There are three general approaches to survival analysis:
1. Product limit (Kaplan-Meier) estimates.  Each time an individual or item fails, the S(t) is re-calculated.  The new S(t) is the old S(t-m) times the fraction of those who were being followed at time t-m who survived to time t. People who were lost in the meantime are removed from both the numerator and the demoninator of the fraction.  For example, if the old rate at t = 26 months was 0.60 and at time t = 29 one case out of 18 failed, then the new survival rate for time t = 29 would be 0.60 x (17/18) = 0.5667.   When data are censored, the survival rate does not change, but its variance will change.  The survival function is plotted as a stair-step graph with each step ending when a failure occured.  JMP IN performs a product-limit analysis.

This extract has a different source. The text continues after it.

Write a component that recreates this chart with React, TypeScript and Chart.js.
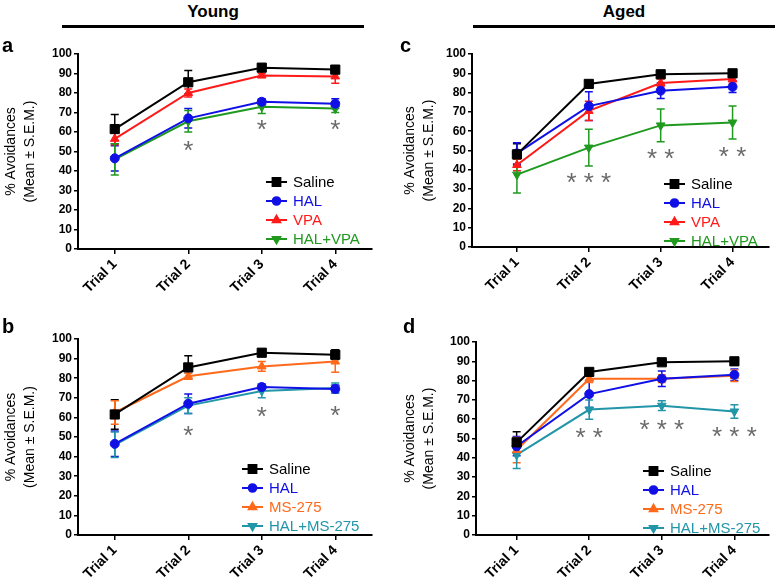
import React, { useEffect, useRef } from 'react';
import { Chart, registerables } from 'chart.js';
import { drawPoint } from 'chart.js/helpers';

Chart.register(...registerables);

const FONT = "'Liberation Sans', Arial, sans-serif";

// ---------- shared ----------
const TRIALS = ['Trial 1', 'Trial 2', 'Trial 3', 'Trial 4'];
const Y_TITLE = ['% Avoidances', '(Mean \u00B1 S.E.M.)'];

// ---------- Panel a : Young, VPA ----------
const A_SALINE = [61.5, 85.5, 93, 92];
const A_SALINE_ERR = [7.5, 6, 1, 2];
const A_HAL = [46.5, 67, 75.5, 74.5];
const A_HAL_ERR = [6.5, 5, 1.5, 2.5];
const A_VPA = [56.5, 80, 89, 88.5];
const A_VPA_ERR = [3, 2, 1, 3.5];
const A_HALVPA = [46, 65.5, 73, 72];
const A_HALVPA_ERR = [8, 5.5, 3.5, 2];
const A_STARS = ['', '*', '*', '*'];
const A_STAR_Y = [0, 54, 64.5, 64.5];

// ---------- Panel b : Young, MS-275 ----------
const B_SALINE = [61.5, 85.5, 93, 92];
const B_SALINE_ERR = [7.5, 6, 1, 2.5];
const B_HAL = [46.5, 67, 75.5, 74.5];
const B_HAL_ERR = [6.5, 5, 1.5, 2];
const B_MS = [62.5, 81, 86, 88.5];
const B_MS_ERR = [6, 1.5, 2.5, 5.5];
const B_HALMS = [46, 66, 73.5, 75];
const B_HALMS_ERR = [6.5, 4, 3.5, 2.5];
const B_STARS = ['', '*', '*', '*'];
const B_STAR_Y = [0, 54, 63.5, 64];

// ---------- Panel c : Aged, VPA ----------
const C_SALINE = [48, 84.5, 89.5, 90];
const C_SALINE_ERR = [5.5, 1.5, 1.5, 1.5];
const C_HAL = [48.5, 73, 81, 83];
const C_HAL_ERR = [5.5, 7.5, 4, 3];
const C_VPA = [42.5, 70.5, 85, 87];
const C_VPA_ERR = [3, 5, 2, 2];
const C_HALVPA = [37.5, 51.5, 63, 64.5];
const C_HALVPA_ERR = [9.5, 9.5, 8.5, 8.5];
const C_STARS = ['', '* * *', '* *', '* *'];
const C_STAR_Y = [0, 36.5, 49, 50];

// ---------- Panel d : Aged, MS-275 ----------
const D_SALINE = [48, 84.5, 89.5, 90];
const D_SALINE_ERR = [5.5, 1.5, 1.5, 1.5];
const D_HAL = [46, 73, 81, 83];
const D_HAL_ERR = [5, 7, 4, 3];
const D_MS = [44, 81, 81, 82.5];
const D_MS_ERR = [6.5, 2, 2, 3];
const D_HALMS = [41.5, 65, 67, 64];
const D_HALMS_ERR = [7, 5, 2.5, 3.5];
const D_STARS = ['', '* *', '* * *', '* * *'];
const D_STAR_Y = [0, 54, 58, 54.5];

// ---------- styles ----------
const C_BLACK = '#000000';
const C_BLUE = '#1010e6';
const C_RED = '#ff1a1a';
const C_GREEN = '#1f9a1f';
const C_ORANGE = '#ff6a1a';
const C_TEAL = '#2296a8';
const STAR_COLOR = '#6a6a6a';

type Series = { name: string; values: number[]; err: number[]; color: string; marker: string; radius: number; rotation: number };

const sal = (v: number[], e: number[]): Series => ({ name: 'Saline', values: v, err: e, color: C_BLACK, marker: 'rect', radius: 6.5, rotation: 0 });
const hal = (v: number[], e: number[]): Series => ({ name: 'HAL', values: v, err: e, color: C_BLUE, marker: 'circle', radius: 4.5, rotation: 0 });
const tri = (name: string, v: number[], e: number[], color: string): Series => ({ name, values: v, err: e, color, marker: 'triangle', radius: 5, rotation: 0 });
const inv = (name: string, v: number[], e: number[], color: string): Series => ({ name, values: v, err: e, color, marker: 'triangle', radius: 5, rotation: 180 });

const PANELS = [
  {
    letter: 'a', letterPos: { left: 2, top: 35 },
    box: { left: 0, top: 36, width: 390, height: 270 },
    padTop: 18, padRight: 18, yWidth: 78, xHeight: 57, xMin: 0.5, xMax: 4.5, titlePad: 1,
    legend: { x: 266, y: 146 },
    series: [sal(A_SALINE, A_SALINE_ERR), hal(A_HAL, A_HAL_ERR), tri('VPA', A_VPA, A_VPA_ERR, C_RED), inv('HAL+VPA', A_HALVPA, A_HALVPA_ERR, C_GREEN)],
    stars: A_STARS, starY: A_STAR_Y,
  },
  {
    letter: 'c', letterPos: { left: 400, top: 35 },
    box: { left: 390, top: 36, width: 386, height: 270 },
    padTop: 18, padRight: 7, yWidth: 82, xHeight: 59, xMin: 0.375, xMax: 4.5, titlePad: 10,
    legend: { x: 274, y: 148 },
    series: [sal(C_SALINE, C_SALINE_ERR), hal(C_HAL, C_HAL_ERR), tri('VPA', C_VPA, C_VPA_ERR, C_RED), inv('HAL+VPA', C_HALVPA, C_HALVPA_ERR, C_GREEN)],
    stars: C_STARS, starY: C_STAR_Y,
  },
  {
    letter: 'b', letterPos: { left: 2, top: 316 },
    box: { left: 0, top: 320, width: 390, height: 265 },
    padTop: 19, padRight: 18, yWidth: 78, xHeight: 50, xMin: 0.5, xMax: 4.5, titlePad: 1,
    legend: { x: 242, y: 149 },
    series: [sal(B_SALINE, B_SALINE_ERR), hal(B_HAL, B_HAL_ERR), tri('MS-275', B_MS, B_MS_ERR, C_ORANGE), inv('HAL+MS-275', B_HALMS, B_HALMS_ERR, C_TEAL)],
    stars: B_STARS, starY: B_STAR_Y,
  },
  {
    letter: 'd', letterPos: { left: 403, top: 316 },
    box: { left: 390, top: 320, width: 386, height: 265 },
    padTop: 22, padRight: 6, yWidth: 86, xHeight: 50, xMin: 0.44, xMax: 4.47, titlePad: 10,
    legend: { x: 253, y: 151 },
    series: [sal(D_SALINE, D_SALINE_ERR), hal(D_HAL, D_HAL_ERR), tri('MS-275', D_MS, D_MS_ERR, C_ORANGE), inv('HAL+MS-275', D_HALMS, D_HALMS_ERR, C_TEAL)],
    stars: D_STARS, starY: D_STAR_Y,
  },
];

const errorBarPlugin = {
  id: 'errorBars',
  beforeDatasetsDraw(chart: any) {
    const { ctx } = chart;
    const ys = chart.scales.y;
    chart.data.datasets.forEach((ds: any, i: number) => {
      const meta = chart.getDatasetMeta(i);
      ctx.save();
      ctx.strokeStyle = ds.borderColor;
      ctx.lineWidth = 1.5;
      meta.data.forEach((pt: any, j: number) => {
        const v = ds.data[j].y;
        const e = ds.err[j];
        const x = pt.x;
        const yt = ys.getPixelForValue(v + e);
        const yb = ys.getPixelForValue(v - e);
        ctx.beginPath();
        ctx.moveTo(x, yt); ctx.lineTo(x, yb);
        ctx.moveTo(x - 4, yt); ctx.lineTo(x + 4, yt);
        ctx.moveTo(x - 4, yb); ctx.lineTo(x + 4, yb);
        ctx.stroke();
      });
      ctx.restore();
    });
  },
};

const starPlugin = {
  id: 'stars',
  afterDatasetsDraw(chart: any, _args: any, opts: any) {
    const { ctx } = chart;
    const xs = chart.scales.x;
    const ys = chart.scales.y;
    const size = 26;
    ctx.save();
    ctx.fillStyle = STAR_COLOR;
    ctx.font = `${size}px ${FONT}`;
    ctx.textAlign = 'center';
    ctx.textBaseline = 'alphabetic';
    (opts.labels || []).forEach((lab: string, i: number) => {
      if (!lab) return;
      const x = xs.getPixelForValue(i + 1);
      const y = ys.getPixelForValue(opts.values[i]);
      ctx.fillText(lab, x, y + size * 0.57);
    });
    ctx.restore();
  },
};

const legendPlugin = {
  id: 'customLegend',
  afterDraw(chart: any, _args: any, opts: any) {
    const { ctx } = chart;
    ctx.save();
    chart.data.datasets.forEach((ds: any, i: number) => {
      const y = opts.y + i * 19;
      const x0 = opts.x;
      const x1 = opts.x + 21;
      ctx.strokeStyle = ds.borderColor;
      ctx.lineWidth = 2;
      ctx.beginPath();
      ctx.moveTo(x0, y); ctx.lineTo(x1, y);
      ctx.stroke();
      ctx.fillStyle = ds.borderColor;
      drawPoint(ctx, { pointStyle: ds.pointStyle, rotation: ds.pointRotation, radius: ds.pointRadius * 0.85, borderWidth: 1 }, (x0 + x1) / 2, y);
      ctx.font = `15px ${FONT}`;
      ctx.textAlign = 'left';
      ctx.textBaseline = 'middle';
      ctx.fillStyle = ds.borderColor;
      ctx.fillText(ds.label, x1 + 6, y + 1);
    });
    ctx.restore();
  },
};

function makeConfig(p: any): any {
  return {
    type: 'line',
    data: {
      datasets: p.series.map((s: Series) => ({
        label: s.name,
        data: s.values.map((v, i) => ({ x: i + 1, y: v })),
        err: s.err,
        borderColor: s.color,
        backgroundColor: s.color,
        pointBackgroundColor: s.color,
        pointBorderColor: s.color,
        pointStyle: s.marker,
        pointRadius: s.radius,
        pointRotation: s.rotation,
        pointBorderWidth: 1,
        borderWidth: 2,
        tension: 0,
        fill: false,
      })),
    },
    options: {
      responsive: false,
      animation: false,
      events: [],
      layout: { padding: { left: 0, top: p.padTop, right: p.padRight, bottom: 0 } },
      plugins: {
        legend: { display: false },
        tooltip: { enabled: false },
        stars: { labels: p.stars, values: p.starY },
        customLegend: { x: p.legend.x, y: p.legend.y },
      },
      scales: {
        x: {
          type: 'linear',
          min: p.xMin,
          max: p.xMax,
          afterBuildTicks: (s: any) => { s.ticks = TRIALS.map((_, i) => ({ value: i + 1 })); },
          afterFit: (s: any) => { s.height = p.xHeight; },
          grid: { drawOnChartArea: false, drawTicks: true, tickLength: 5, color: '#000', lineWidth: 1.5 },
          border: { color: '#000', width: 2 },
          ticks: {
            autoSkip: false,
            maxRotation: 45,
            minRotation: 45,
            padding: 2,
            color: '#000',
            font: { family: FONT, size: 14, weight: 'bold' },
            callback: (v: number) => TRIALS[Math.round(v) - 1] ?? '',
          },
        },
        y: {
          min: 0,
          max: 100,
          afterFit: (s: any) => { s.width = p.yWidth; },
          grid: { drawOnChartArea: false, drawTicks: true, tickLength: 4, color: '#000', lineWidth: 1.5 },
          border: { color: '#000', width: 2 },
          ticks: { stepSize: 10, padding: 2, color: '#000', font: { family: FONT, size: 12, weight: 'bold' } },
          title: {
            display: true,
            text: Y_TITLE,
            color: '#000',
            font: { family: FONT, size: 14, lineHeight: 1.4 },
            padding: { top: p.titlePad, bottom: 0 },
          },
        },
      },
    },
    plugins: [errorBarPlugin, starPlugin, legendPlugin],
  };
}

function Panel({ p }: { p: any }) {
  const ref = useRef<HTMLCanvasElement | null>(null);
  useEffect(() => {
    if (!ref.current) return;
    const chart = new Chart(ref.current, makeConfig(p));
    return () => chart.destroy();
  }, [p]);
  return (
    <canvas
      ref={ref}
      width={p.box.width}
      height={p.box.height}
      style={{ position: 'absolute', left: p.box.left, top: p.box.top, width: p.box.width, height: p.box.height }}
    />
  );
}

export default function App() {
  const header = (text: string, x0: number, x1: number) => (
    <>
      <div style={{ position: 'absolute', left: x0, width: x1 - x0, top: 2, textAlign: 'center', font: `bold 17px ${FONT}`, lineHeight: '20px', color: '#000' }}>{text}</div>
      <div style={{ position: 'absolute', left: x0, width: x1 - x0, top: 25, height: 3, background: '#000' }} />
    </>
  );
  return (
    <div style={{ position: 'absolute', left: 0, top: 0, width: 776, height: 585, background: '#fff', overflow: 'hidden' }}>
      {header('Young', 62, 364)}
      {header('Aged', 473, 775)}
      {PANELS.map((p) => (
        <Panel key={p.letter} p={p} />
      ))}
      {PANELS.map((p) => (
        <div key={'l' + p.letter} style={{ position: 'absolute', left: p.letterPos.left, top: p.letterPos.top, font: `bold 20px ${FONT}`, lineHeight: '20px', color: '#000' }}>{p.letter}</div>
      ))}
    </div>
  );
}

2. Life table estimates.  These are similar to product-limit estimates, except that instead of recalculating when a failure occurs, life-table estimates recalculate after even intervals of time, such as a month or a year.  There may have been several failures and several cases lost to follow up during that interval.  The survival function is plotted by connecting each period's survival rate to the next with a diagonal line segment.  This reflects the fact that we do not know when the failures occured within the period and that we assume the failures occured at evenly spaced times within the interval.  Before the development of personal computers, life-table methods were used to calculate survival functions from large data sets.  These days, the speed and convenience of personal computers allows product-limit analyses of large data sets.
3. Parametric.  There are several approaches that try to fit a specific equation to the data by finding the parameters for the equation that optimize the equation in some way.  One popular example is Cox regression.  Cox regression assumes that the hazard function for one group of cases is always proportional to the hazard function of a different group.